At the Company’s annual stockholders’ meeting on July 10, 2013, stockholders approved a proposal to allow the Company’s Board of Directors to authorize a one-for-twelve reverse stock split. The Board of Directors approved the reverse stock split on July 29, 2013 which became effective August 12, 2013. The reverse split did not change the authorized number of shares of Common Stock of the Company or the par value of the Common Stock.

 

On March 4, 2014, the Company, Albert E. Whitehead and Sierra Nevada Oil LLC (“Sierra”) entered into a Call Option Agreement (the “Call Option Agreement”).
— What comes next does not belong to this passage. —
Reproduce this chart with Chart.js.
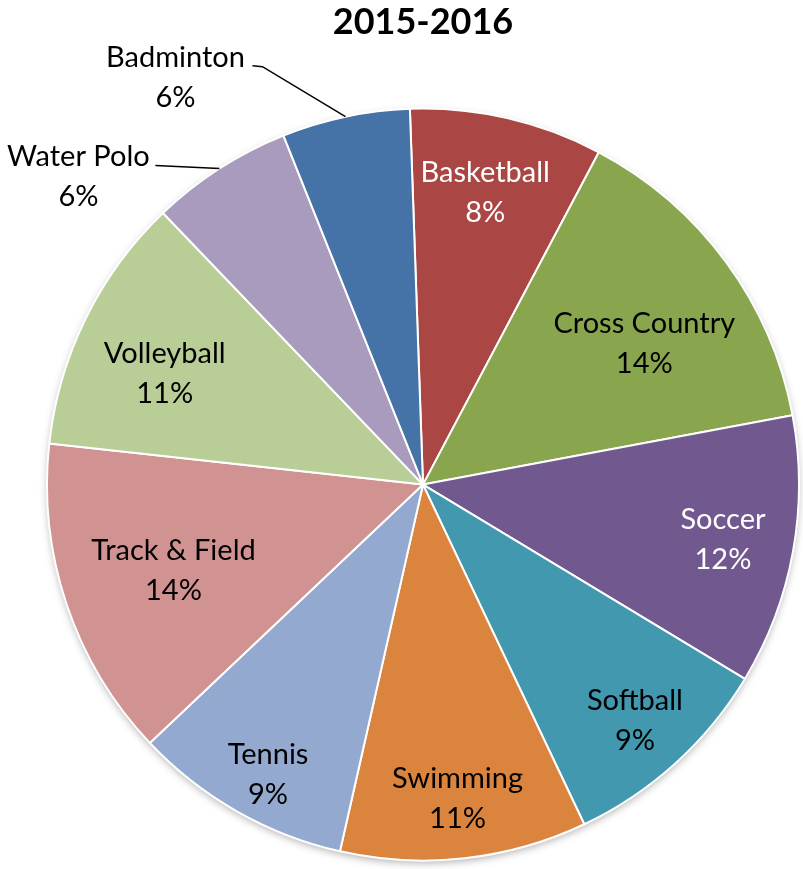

The Call Option Agreement provided Sierra with a call option to purchase 4,000,000 shares of common stock of the Company at a price of (i) $0.25 per share or an aggregate of $1,000,000, less (ii) the $50,000 paid by Sierra to the Company as consideration for the Call Option Agreement. The Call Option Agreement also provided that, if the Call Option is exercised by Sierra, Albert E. Whitehead, the Company’s Chief Executive Officer and the Chairman of the Company’s Board of Directors, would take commercially reasonable efforts to cause the current members of the Company’s Board of Directors, Albert E. Whitehead, Montague H. Hackett, Jr. and Kevin R. Seth, to resign from the Company’s Board of Directors and three of Sierra’s designees to be appointed to the Company’s Board of Directors.

 

On June 27, 2014, the parties to the Call Option Agreement agreed to extend the date by which Sierra may exercise the call option to September 1, 2014. The call option was not exercised by September 1, 2014 therefore expired.